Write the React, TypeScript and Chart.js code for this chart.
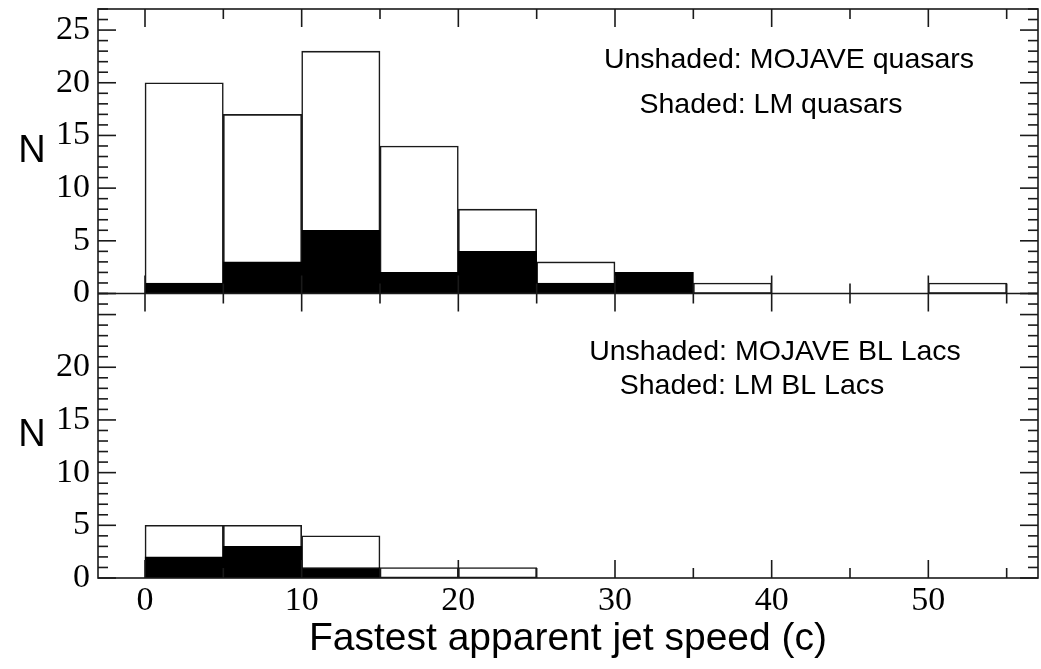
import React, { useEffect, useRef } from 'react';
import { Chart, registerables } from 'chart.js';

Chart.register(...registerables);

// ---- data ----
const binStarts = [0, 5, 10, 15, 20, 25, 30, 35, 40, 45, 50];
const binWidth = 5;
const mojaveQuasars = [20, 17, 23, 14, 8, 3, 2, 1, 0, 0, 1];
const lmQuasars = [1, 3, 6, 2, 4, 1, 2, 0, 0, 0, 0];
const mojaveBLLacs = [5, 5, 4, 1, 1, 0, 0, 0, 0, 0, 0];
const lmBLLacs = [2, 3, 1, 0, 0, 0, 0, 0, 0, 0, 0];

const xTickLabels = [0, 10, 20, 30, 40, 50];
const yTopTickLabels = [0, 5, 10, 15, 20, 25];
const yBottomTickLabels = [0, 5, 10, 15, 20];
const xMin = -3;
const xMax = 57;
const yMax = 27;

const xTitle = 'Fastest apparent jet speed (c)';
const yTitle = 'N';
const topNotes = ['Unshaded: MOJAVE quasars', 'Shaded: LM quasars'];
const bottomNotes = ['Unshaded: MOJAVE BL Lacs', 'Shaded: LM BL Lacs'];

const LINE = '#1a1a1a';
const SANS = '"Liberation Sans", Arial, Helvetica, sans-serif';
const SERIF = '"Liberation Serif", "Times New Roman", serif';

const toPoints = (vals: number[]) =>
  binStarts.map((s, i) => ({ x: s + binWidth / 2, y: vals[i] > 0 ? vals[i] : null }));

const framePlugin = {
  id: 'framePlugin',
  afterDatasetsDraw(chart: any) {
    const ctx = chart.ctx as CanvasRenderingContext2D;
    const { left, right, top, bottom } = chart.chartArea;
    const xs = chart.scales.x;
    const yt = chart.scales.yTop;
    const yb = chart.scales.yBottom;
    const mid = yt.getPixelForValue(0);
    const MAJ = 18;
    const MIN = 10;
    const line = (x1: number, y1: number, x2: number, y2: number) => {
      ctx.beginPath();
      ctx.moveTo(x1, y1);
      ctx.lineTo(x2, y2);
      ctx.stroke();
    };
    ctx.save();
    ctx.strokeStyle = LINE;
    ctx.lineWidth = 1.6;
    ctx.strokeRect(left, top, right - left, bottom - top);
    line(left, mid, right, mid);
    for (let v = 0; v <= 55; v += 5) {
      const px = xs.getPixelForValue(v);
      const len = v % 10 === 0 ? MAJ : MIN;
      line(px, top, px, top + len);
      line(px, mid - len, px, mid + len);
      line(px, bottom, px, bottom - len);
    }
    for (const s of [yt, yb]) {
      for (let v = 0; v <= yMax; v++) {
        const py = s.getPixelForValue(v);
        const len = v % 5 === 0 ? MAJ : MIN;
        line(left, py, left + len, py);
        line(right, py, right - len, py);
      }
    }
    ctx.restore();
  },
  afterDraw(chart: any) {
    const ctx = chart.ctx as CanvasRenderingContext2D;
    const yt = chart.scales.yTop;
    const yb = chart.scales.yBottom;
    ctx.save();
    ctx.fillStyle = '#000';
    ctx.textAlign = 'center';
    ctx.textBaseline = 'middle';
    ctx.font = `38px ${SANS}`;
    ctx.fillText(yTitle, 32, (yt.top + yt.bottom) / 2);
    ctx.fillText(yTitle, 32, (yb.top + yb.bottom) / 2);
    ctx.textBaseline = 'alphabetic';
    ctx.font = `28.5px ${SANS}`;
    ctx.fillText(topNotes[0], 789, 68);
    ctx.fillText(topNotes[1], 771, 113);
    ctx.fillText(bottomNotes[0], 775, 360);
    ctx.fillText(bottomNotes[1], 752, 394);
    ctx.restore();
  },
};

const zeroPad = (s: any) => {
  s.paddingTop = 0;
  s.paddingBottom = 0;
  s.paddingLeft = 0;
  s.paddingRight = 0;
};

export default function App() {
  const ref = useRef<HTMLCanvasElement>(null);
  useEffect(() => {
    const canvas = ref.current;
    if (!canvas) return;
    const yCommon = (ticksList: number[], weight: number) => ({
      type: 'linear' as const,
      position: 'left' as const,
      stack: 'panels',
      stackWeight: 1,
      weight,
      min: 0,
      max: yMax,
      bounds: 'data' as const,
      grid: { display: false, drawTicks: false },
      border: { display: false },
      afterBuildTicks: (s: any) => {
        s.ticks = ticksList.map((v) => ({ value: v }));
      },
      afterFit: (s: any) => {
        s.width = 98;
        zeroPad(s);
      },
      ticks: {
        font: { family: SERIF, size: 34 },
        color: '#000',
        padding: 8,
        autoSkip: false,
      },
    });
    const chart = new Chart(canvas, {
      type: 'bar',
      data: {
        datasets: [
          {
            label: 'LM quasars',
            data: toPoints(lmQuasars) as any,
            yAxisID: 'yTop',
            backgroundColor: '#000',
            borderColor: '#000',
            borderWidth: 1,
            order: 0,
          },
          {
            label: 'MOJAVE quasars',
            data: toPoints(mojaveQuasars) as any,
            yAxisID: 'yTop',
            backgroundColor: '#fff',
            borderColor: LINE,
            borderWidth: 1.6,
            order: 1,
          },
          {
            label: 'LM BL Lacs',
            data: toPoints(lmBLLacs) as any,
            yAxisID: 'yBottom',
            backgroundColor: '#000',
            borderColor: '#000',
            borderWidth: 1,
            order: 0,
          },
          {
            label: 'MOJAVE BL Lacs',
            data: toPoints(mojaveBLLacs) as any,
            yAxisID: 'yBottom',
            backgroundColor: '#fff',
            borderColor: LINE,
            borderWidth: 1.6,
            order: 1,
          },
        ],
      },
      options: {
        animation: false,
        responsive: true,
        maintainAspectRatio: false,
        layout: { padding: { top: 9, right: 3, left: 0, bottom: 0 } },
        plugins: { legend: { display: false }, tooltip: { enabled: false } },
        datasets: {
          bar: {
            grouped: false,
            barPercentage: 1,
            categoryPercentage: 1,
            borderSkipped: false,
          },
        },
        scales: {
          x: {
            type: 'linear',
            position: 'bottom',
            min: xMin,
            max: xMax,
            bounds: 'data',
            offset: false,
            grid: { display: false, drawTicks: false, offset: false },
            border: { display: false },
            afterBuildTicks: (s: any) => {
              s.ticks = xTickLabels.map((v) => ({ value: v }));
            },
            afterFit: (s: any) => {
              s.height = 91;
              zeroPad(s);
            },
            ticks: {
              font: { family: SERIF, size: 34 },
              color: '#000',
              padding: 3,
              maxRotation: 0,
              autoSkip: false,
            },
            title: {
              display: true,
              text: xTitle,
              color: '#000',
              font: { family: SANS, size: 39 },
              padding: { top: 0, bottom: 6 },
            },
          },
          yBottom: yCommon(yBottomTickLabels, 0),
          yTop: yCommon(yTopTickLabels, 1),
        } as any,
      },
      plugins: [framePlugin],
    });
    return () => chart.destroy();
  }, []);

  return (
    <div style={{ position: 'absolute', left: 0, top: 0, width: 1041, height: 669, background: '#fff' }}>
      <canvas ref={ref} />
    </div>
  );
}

▸ **Work to be completed**
Reproduce the data above word for word from its first line through the line that holds "Chart.register(...registerables);", both ends included; skip pictures.

▸ **Correct output**
Write the React, TypeScript and Chart.js code for this chart.
import React, { useEffect, useRef } from 'react';
import { Chart, registerables } from 'chart.js';

Chart.register(...registerables);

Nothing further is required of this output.